I spent several hours, searching through the desert looking for this mysterious vehicle graveyard that was supposed to be out there. In the end what I saw was a lot of deserted desert. It is so austere out there that my camera’s panorama function would not work because it could not find any features to use as a reference to segment the image. Occasionally, off in the distance, I would see Bedouin tents and herds of camels, but aside from that, there were miles of nothing except for me in the road. Overall, the driver was kind of relaxing, but I was disappointed that I never found this mysterious vehicle boneyard that was the last remnants of the Iraqi invasion.

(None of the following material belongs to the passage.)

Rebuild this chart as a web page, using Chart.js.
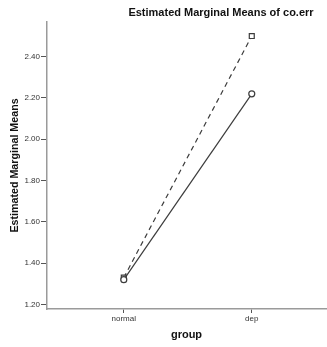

I am now at less than a week to go. Things appear to be moving faster as I pack, mail, and generally prepare to get out of here. I am getting a little hyped up.
It's A Simpson's Thing
As I walked out of the restaurant, I said to the Indian waiter, “See you tomorrow Ragesh."
Shaking his head, he responded, "No Sir, it is my weekend but my coworker Saed will take good care of you."
I smiled and nodded my understanding and said: "Well, then enjoy your weekend."
With a broad smile, Ragesh said "I will Sir, I enjoy weekends. I am not an Apu."